Objective – Locate the string "that" in the records below. Copy every line where it occurs.
========================
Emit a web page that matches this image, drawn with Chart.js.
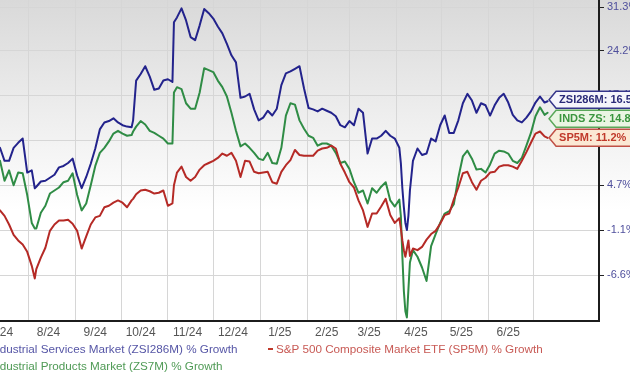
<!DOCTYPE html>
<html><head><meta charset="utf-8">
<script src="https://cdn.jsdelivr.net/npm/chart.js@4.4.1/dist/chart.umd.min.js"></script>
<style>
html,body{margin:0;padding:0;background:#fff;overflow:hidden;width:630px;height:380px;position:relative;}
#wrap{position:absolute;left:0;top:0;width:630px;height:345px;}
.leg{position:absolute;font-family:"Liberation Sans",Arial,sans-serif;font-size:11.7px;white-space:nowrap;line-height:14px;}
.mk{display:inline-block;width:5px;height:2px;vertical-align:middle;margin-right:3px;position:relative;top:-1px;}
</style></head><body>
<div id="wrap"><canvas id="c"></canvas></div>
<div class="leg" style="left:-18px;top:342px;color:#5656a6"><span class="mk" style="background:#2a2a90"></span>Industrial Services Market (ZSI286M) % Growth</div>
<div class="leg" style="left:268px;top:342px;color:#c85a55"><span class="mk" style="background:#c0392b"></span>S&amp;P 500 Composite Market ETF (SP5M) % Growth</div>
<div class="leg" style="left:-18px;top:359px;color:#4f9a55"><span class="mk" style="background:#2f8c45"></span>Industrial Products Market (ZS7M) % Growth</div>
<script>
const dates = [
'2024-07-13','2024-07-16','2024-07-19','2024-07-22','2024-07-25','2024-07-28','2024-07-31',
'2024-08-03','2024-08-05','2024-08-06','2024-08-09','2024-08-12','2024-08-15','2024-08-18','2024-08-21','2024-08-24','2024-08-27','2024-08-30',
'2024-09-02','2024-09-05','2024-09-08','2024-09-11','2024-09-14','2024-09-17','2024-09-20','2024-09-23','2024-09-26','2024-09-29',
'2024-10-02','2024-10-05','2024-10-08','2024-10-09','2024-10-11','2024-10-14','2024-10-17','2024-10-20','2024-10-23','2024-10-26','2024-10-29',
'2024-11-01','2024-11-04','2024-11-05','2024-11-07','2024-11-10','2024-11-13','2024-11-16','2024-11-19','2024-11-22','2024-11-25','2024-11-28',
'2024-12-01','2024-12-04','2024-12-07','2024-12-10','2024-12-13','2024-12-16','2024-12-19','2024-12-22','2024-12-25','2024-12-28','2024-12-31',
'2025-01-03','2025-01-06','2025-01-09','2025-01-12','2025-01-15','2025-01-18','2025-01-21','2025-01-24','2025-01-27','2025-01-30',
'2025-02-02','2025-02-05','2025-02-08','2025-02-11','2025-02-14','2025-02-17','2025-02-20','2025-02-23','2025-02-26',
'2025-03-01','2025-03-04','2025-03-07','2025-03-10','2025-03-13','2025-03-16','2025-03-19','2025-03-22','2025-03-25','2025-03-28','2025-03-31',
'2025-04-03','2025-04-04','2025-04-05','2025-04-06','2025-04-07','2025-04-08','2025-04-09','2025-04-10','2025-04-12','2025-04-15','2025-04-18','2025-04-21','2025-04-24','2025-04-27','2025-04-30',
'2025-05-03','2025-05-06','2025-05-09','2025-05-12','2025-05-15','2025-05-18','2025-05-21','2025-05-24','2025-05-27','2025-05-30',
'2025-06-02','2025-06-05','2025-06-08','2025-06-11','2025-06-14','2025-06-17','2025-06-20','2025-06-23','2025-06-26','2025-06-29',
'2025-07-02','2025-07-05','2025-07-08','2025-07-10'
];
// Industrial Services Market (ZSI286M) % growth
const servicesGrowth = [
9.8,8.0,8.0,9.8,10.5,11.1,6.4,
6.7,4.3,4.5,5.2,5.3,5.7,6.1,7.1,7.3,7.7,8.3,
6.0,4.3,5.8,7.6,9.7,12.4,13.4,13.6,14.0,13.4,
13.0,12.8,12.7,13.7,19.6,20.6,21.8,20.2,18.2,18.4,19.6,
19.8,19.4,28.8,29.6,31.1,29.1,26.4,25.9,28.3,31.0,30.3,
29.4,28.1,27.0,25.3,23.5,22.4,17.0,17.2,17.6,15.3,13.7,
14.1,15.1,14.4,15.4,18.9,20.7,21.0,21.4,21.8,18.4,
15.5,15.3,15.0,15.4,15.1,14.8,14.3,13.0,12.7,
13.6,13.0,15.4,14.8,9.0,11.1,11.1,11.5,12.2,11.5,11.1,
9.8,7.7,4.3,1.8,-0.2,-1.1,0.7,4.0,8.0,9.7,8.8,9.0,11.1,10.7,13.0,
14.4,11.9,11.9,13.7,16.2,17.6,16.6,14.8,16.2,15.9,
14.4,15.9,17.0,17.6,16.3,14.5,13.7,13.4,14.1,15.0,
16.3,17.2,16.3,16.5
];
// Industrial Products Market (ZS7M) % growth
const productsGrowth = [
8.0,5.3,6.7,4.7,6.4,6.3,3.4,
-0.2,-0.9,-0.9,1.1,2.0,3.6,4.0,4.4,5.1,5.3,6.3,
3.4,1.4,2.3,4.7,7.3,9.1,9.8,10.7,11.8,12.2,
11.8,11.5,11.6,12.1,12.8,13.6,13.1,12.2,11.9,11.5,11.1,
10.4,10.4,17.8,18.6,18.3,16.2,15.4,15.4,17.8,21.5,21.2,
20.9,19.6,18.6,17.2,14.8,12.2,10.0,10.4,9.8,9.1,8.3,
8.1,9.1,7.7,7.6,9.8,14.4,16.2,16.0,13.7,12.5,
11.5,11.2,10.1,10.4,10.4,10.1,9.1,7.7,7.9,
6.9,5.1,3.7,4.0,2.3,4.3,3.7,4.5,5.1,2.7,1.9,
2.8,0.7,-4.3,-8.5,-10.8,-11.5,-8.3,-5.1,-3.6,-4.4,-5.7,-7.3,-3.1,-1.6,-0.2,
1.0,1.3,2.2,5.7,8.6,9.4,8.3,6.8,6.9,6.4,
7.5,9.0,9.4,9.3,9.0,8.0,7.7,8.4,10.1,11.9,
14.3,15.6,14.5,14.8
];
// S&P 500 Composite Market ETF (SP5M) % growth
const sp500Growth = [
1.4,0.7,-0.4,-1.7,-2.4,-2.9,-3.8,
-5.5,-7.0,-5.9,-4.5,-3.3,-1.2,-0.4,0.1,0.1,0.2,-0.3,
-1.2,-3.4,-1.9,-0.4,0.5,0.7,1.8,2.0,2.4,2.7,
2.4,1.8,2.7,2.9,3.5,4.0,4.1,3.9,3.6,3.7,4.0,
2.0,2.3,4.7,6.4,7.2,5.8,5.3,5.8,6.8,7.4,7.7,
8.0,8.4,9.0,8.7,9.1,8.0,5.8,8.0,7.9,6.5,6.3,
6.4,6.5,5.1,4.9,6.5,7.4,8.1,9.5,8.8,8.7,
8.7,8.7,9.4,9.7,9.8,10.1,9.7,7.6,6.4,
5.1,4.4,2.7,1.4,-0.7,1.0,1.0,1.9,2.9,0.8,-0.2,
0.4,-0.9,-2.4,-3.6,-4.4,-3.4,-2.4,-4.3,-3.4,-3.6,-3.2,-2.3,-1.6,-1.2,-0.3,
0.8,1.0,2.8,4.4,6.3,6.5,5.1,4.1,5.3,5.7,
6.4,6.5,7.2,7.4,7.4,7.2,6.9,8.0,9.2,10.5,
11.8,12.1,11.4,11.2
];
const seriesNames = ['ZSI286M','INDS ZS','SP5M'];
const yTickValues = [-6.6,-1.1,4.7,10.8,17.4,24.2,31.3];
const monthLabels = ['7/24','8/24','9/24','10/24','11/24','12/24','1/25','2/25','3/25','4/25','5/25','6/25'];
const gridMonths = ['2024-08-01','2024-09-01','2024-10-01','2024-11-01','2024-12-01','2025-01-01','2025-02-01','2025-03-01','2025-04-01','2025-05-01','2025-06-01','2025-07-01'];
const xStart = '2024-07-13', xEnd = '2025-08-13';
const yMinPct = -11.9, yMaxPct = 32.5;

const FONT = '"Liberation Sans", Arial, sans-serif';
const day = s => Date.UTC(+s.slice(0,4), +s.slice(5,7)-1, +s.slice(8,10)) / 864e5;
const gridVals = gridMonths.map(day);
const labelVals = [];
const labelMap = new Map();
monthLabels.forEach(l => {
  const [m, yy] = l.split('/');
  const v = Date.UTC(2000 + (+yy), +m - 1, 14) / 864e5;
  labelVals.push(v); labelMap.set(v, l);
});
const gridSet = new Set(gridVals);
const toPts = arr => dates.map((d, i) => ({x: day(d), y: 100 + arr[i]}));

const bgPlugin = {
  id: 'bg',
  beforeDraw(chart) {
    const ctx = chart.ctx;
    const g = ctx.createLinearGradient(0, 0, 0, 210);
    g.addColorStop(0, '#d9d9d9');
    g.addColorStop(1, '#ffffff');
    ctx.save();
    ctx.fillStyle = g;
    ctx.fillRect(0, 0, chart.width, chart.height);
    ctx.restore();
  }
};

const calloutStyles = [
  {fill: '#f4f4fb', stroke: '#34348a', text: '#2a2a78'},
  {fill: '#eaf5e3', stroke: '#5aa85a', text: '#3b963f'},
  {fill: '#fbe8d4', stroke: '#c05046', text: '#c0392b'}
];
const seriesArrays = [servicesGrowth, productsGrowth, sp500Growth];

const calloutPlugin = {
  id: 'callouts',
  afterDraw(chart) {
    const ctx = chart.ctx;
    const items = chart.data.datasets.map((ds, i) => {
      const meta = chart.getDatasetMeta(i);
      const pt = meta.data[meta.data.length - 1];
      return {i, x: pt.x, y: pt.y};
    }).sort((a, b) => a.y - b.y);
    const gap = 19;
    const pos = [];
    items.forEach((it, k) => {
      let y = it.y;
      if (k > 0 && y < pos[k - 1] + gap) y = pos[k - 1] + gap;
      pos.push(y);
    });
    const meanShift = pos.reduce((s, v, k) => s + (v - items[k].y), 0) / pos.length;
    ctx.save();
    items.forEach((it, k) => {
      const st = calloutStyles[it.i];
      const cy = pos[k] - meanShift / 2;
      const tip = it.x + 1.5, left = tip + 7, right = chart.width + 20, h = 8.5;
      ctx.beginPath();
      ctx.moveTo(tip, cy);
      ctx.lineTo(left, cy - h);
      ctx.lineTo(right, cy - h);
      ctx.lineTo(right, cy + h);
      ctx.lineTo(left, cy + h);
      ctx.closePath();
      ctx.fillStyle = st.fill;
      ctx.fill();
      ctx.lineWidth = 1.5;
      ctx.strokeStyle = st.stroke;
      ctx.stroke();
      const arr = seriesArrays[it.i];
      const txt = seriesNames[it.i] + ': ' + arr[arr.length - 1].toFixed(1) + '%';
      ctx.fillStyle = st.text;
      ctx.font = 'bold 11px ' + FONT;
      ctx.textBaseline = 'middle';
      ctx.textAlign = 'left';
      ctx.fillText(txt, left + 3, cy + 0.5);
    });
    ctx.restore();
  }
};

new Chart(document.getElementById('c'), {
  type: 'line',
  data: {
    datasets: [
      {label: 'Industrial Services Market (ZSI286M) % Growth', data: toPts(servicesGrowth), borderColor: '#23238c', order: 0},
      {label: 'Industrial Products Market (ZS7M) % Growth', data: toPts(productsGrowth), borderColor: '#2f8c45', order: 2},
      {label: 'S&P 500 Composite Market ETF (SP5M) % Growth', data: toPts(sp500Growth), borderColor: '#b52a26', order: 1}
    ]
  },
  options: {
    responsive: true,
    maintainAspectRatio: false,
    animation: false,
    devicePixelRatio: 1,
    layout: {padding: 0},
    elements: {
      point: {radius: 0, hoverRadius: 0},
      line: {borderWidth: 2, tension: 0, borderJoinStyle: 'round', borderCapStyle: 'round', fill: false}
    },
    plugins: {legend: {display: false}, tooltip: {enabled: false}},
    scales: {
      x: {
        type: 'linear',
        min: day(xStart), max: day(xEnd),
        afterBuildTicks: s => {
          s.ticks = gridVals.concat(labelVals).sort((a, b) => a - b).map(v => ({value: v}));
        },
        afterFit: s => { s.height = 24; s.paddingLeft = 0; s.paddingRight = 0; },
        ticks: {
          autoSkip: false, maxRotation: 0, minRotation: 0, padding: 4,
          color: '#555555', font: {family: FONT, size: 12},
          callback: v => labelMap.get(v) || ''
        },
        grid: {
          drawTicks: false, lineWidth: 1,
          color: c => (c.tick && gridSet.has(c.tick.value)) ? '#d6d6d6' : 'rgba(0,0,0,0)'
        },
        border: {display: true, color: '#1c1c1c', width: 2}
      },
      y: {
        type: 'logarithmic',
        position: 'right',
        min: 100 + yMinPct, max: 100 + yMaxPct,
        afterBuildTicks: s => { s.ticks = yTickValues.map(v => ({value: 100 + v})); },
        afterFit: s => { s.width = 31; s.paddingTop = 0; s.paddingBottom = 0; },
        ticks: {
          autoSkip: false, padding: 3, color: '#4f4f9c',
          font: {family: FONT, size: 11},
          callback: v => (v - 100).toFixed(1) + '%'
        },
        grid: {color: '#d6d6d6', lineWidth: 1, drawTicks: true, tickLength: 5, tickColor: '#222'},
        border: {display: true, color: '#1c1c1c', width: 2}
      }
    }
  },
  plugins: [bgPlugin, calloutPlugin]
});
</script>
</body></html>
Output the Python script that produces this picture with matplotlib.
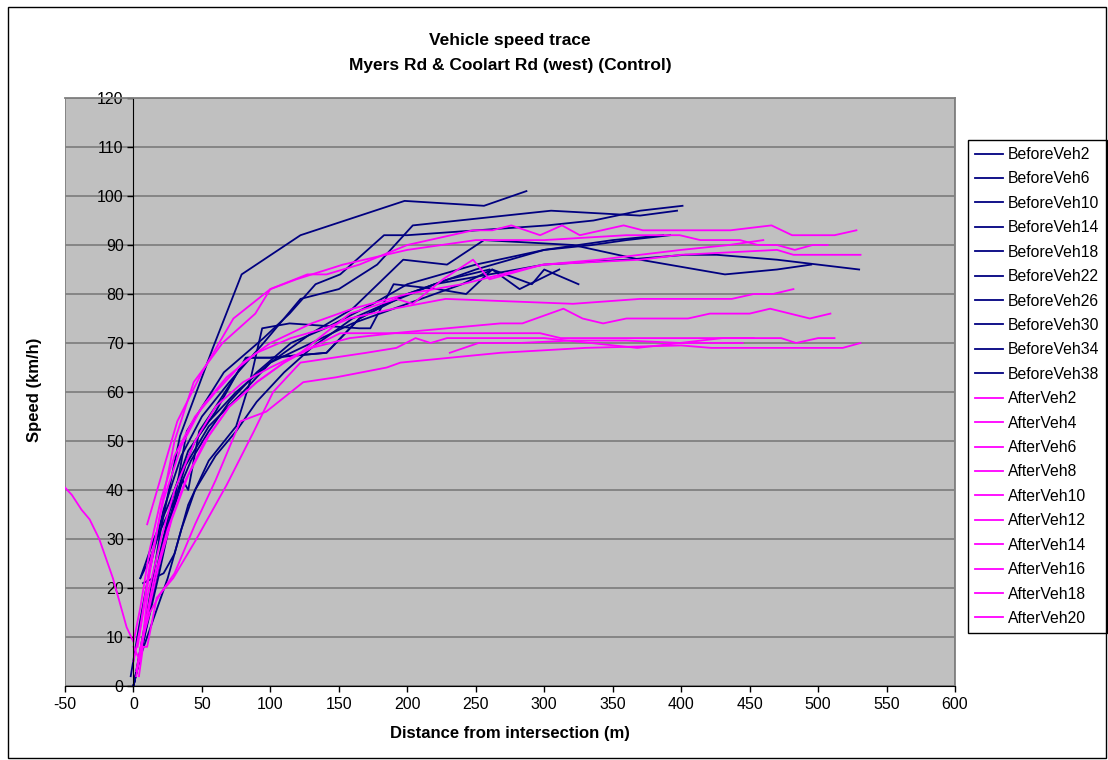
========================
Solution –
Emit a web page that matches this image, drawn with Chart.js.
Output the Python script that produces this picture with matplotlib.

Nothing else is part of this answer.